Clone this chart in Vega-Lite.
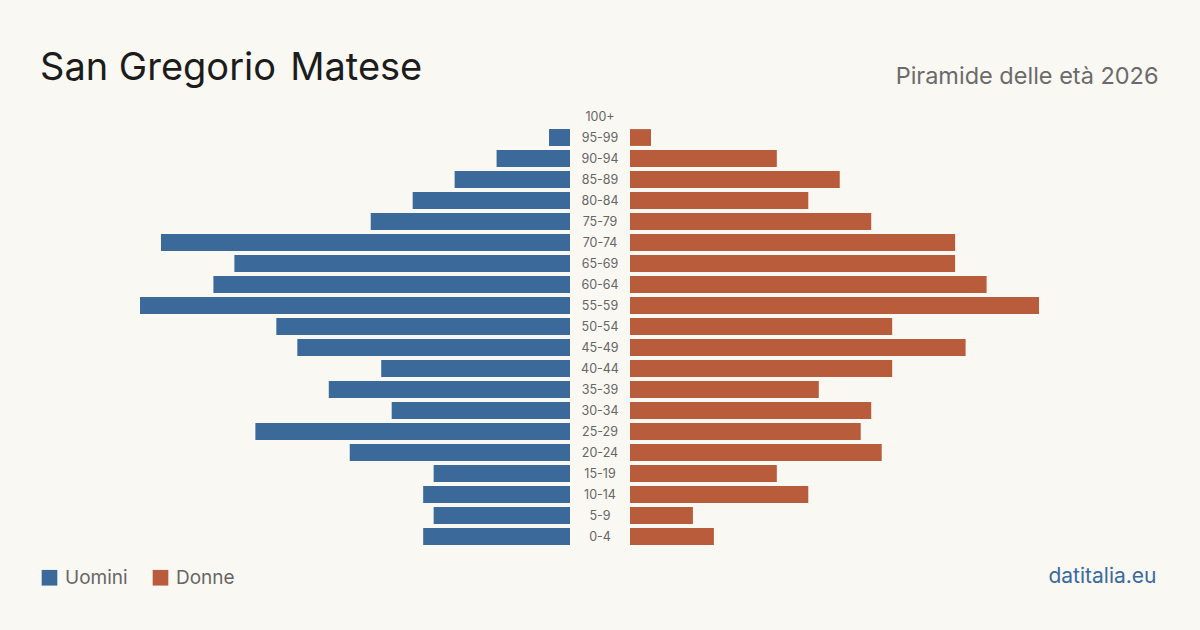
{
  "$schema": "https://vega.github.io/schema/vega-lite/v6.json",
  "width": 1120,
  "height": 441,
  "autosize": {"type": "none"},
  "padding": {"left": 40, "right": 40, "top": 106, "bottom": 83},
  "background": "#faf8f3",
  "title": {
    "text": "San Gregorio \u200aMatese",
    "anchor": "start",
    "frame": "group",
    "baseline": "alphabetic",
    "font": "Inter",
    "fontSize": 38,
    "fontWeight": "normal",
    "color": "#1c1c1c",
    "offset": -53
  },
  "data": {
    "values": [
      {"age": "100+", "m": 0, "f": 0},
      {"age": "95-99", "m": 2, "f": 2},
      {"age": "90-94", "m": 7, "f": 14},
      {"age": "85-89", "m": 11, "f": 20},
      {"age": "80-84", "m": 15, "f": 17},
      {"age": "75-79", "m": 19, "f": 23},
      {"age": "70-74", "m": 39, "f": 31},
      {"age": "65-69", "m": 32, "f": 31},
      {"age": "60-64", "m": 34, "f": 34},
      {"age": "55-59", "m": 41, "f": 39},
      {"age": "50-54", "m": 28, "f": 25},
      {"age": "45-49", "m": 26, "f": 32},
      {"age": "40-44", "m": 18, "f": 25},
      {"age": "35-39", "m": 23, "f": 18},
      {"age": "30-34", "m": 17, "f": 23},
      {"age": "25-29", "m": 30, "f": 22},
      {"age": "20-24", "m": 21, "f": 24},
      {"age": "15-19", "m": 13, "f": 14},
      {"age": "10-14", "m": 14, "f": 17},
      {"age": "5-9", "m": 13, "f": 6},
      {"age": "0-4", "m": 14, "f": 8}
    ]
  },
  "encoding": {
    "y": {
      "field": "age",
      "type": "nominal",
      "sort": null,
      "scale": {"paddingInner": 0.2, "paddingOuter": 0.1},
      "axis": null
    }
  },
  "layer": [
    {
      "mark": {"type": "bar"},
      "encoding": {
        "x": {
          "field": "m",
          "type": "quantitative",
          "scale": {"domain": [-56.256, 50.535], "reverse": true, "zero": false, "nice": false},
          "axis": {
            "orient": "top",
            "domain": false,
            "ticks": false,
            "labels": false,
            "grid": false,
            "title": "Piramide delle età 2026",
            "titleX": 1118,
            "titleY": -22.3,
            "titleAlign": "right",
            "titleAnchor": null,
            "titleAngle": 0,
            "titleBaseline": "alphabetic",
            "titleFont": "Inter",
            "titleFontSize": 23.5,
            "titleFontWeight": "normal",
            "titleColor": "#6b6b6b"
          }
        },
        "color": {
          "datum": "Uomini",
          "type": "nominal",
          "scale": {"domain": ["Uomini", "Donne"], "range": ["#3b6a9a", "#b95c3c"]},
          "legend": {
            "orient": "none",
            "legendX": 0,
            "legendY": 462,
            "title": null,
            "direction": "horizontal",
            "columns": 2,
            "padding": 0,
            "symbolType": "square",
            "symbolSize": 245,
            "symbolStrokeWidth": 0,
            "symbolOpacity": 1,
            "labelFont": "Inter",
            "labelFontSize": 19,
            "labelColor": "#666666",
            "labelOffset": 6,
            "columnPadding": 23
          }
        }
      }
    },
    {
      "mark": {"type": "bar"},
      "encoding": {
        "x": {
          "field": "f",
          "type": "quantitative",
          "scale": {"domain": [-56.256, 50.535], "zero": false, "nice": false},
          "axis": null
        },
        "color": {"datum": "Donne", "type": "nominal"}
      }
    },
    {
      "mark": {"type": "text", "font": "Inter", "fontSize": 12.5, "color": "#666666", "align": "center", "baseline": "middle"},
      "encoding": {
        "x": {
          "datum": 0,
          "type": "quantitative",
          "scale": {"domain": [-1, 1], "zero": false, "nice": false},
          "axis": {
            "orient": "bottom",
            "domain": false,
            "ticks": false,
            "labels": false,
            "grid": false,
            "title": "datitalia.eu",
            "titleX": 1116,
            "titleY": 35.3,
            "titleAlign": "right",
            "titleAnchor": null,
            "titleAngle": 0,
            "titleBaseline": "alphabetic",
            "titleFont": "Inter",
            "titleFontSize": 21,
            "titleFontWeight": "normal",
            "titleColor": "#3a6a9e"
          }
        },
        "text": {"field": "age"}
      }
    }
  ],
  "resolve": {"scale": {"x": "independent"}},
  "config": {
    "view": {"stroke": null},
    "font": "Inter"
  }
}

Goal: Using the material above, return every line exactly as it appears, minus the pictures.

Solution to this exercise:
Clone this chart in Vega-Lite.
{
  "$schema": "https://vega.github.io/schema/vega-lite/v6.json",
  "width": 1120,
  "height": 441,
  "autosize": {"type": "none"},
  "padding": {"left": 40, "right": 40, "top": 106, "bottom": 83},
  "background": "#faf8f3",
  "title": {
    "text": "San Gregorio \u200aMatese",
    "anchor": "start",
    "frame": "group",
    "baseline": "alphabetic",
    "font": "Inter",
    "fontSize": 38,
    "fontWeight": "normal",
    "color": "#1c1c1c",
    "offset": -53
  },
  "data": {
    "values": [
      {"age": "100+", "m": 0, "f": 0},
      {"age": "95-99", "m": 2, "f": 2},
      {"age": "90-94", "m": 7, "f": 14},
      {"age": "85-89", "m": 11, "f": 20},
      {"age": "80-84", "m": 15, "f": 17},
      {"age": "75-79", "m": 19, "f": 23},
      {"age": "70-74", "m": 39, "f": 31},
      {"age": "65-69", "m": 32, "f": 31},
      {"age": "60-64", "m": 34, "f": 34},
      {"age": "55-59", "m": 41, "f": 39},
      {"age": "50-54", "m": 28, "f": 25},
      {"age": "45-49", "m": 26, "f": 32},
      {"age": "40-44", "m": 18, "f": 25},
      {"age": "35-39", "m": 23, "f": 18},
      {"age": "30-34", "m": 17, "f": 23},
      {"age": "25-29", "m": 30, "f": 22},
      {"age": "20-24", "m": 21, "f": 24},
      {"age": "15-19", "m": 13, "f": 14},
      {"age": "10-14", "m": 14, "f": 17},
      {"age": "5-9", "m": 13, "f": 6},
      {"age": "0-4", "m": 14, "f": 8}
    ]
  },
  "encoding": {
    "y": {
      "field": "age",
      "type": "nominal",
      "sort": null,
      "scale": {"paddingInner": 0.2, "paddingOuter": 0.1},
      "axis": null
    }
  },
  "layer": [
    {
      "mark": {"type": "bar"},
      "encoding": {
        "x": {
          "field": "m",
          "type": "quantitative",
          "scale": {"domain": [-56.256, 50.535], "reverse": true, "zero": false, "nice": false},
          "axis": {
            "orient": "top",
            "domain": false,
            "ticks": false,
            "labels": false,
            "grid": false,
            "title": "Piramide delle età 2026",
            "titleX": 1118,
            "titleY": -22.3,
            "titleAlign": "right",
            "titleAnchor": null,
            "titleAngle": 0,
            "titleBaseline": "alphabetic",
            "titleFont": "Inter",
            "titleFontSize": 23.5,
            "titleFontWeight": "normal",
            "titleColor": "#6b6b6b"
          }
        },
        "color": {
          "datum": "Uomini",
          "type": "nominal",
          "scale": {"domain": ["Uomini", "Donne"], "range": ["#3b6a9a", "#b95c3c"]},
          "legend": {
            "orient": "none",
            "legendX": 0,
            "legendY": 462,
            "title": null,
            "direction": "horizontal",
            "columns": 2,
            "padding": 0,
            "symbolType": "square",
            "symbolSize": 245,
            "symbolStrokeWidth": 0,
            "symbolOpacity": 1,
            "labelFont": "Inter",
            "labelFontSize": 19,
            "labelColor": "#666666",
            "labelOffset": 6,
            "columnPadding": 23
          }
        }
      }
    },
    {
      "mark": {"type": "bar"},
      "encoding": {
        "x": {
          "field": "f",
          "type": "quantitative",
          "scale": {"domain": [-56.256, 50.535], "zero": false, "nice": false},
          "axis": null
        },
        "color": {"datum": "Donne", "type": "nominal"}
      }
    },
    {
      "mark": {"type": "text", "font": "Inter", "fontSize": 12.5, "color": "#666666", "align": "center", "baseline": "middle"},
      "encoding": {
        "x": {
          "datum": 0,
          "type": "quantitative",
          "scale": {"domain": [-1, 1], "zero": false, "nice": false},
          "axis": {
            "orient": "bottom",
            "domain": false,
            "ticks": false,
            "labels": false,
            "grid": false,
            "title": "datitalia.eu",
            "titleX": 1116,
            "titleY": 35.3,
            "titleAlign": "right",
            "titleAnchor": null,
            "titleAngle": 0,
            "titleBaseline": "alphabetic",
            "titleFont": "Inter",
            "titleFontSize": 21,
            "titleFontWeight": "normal",
            "titleColor": "#3a6a9e"
          }
        },
        "text": {"field": "age"}
      }
    }
  ],
  "resolve": {"scale": {"x": "independent"}},
  "config": {
    "view": {"stroke": null},
    "font": "Inter"
  }
}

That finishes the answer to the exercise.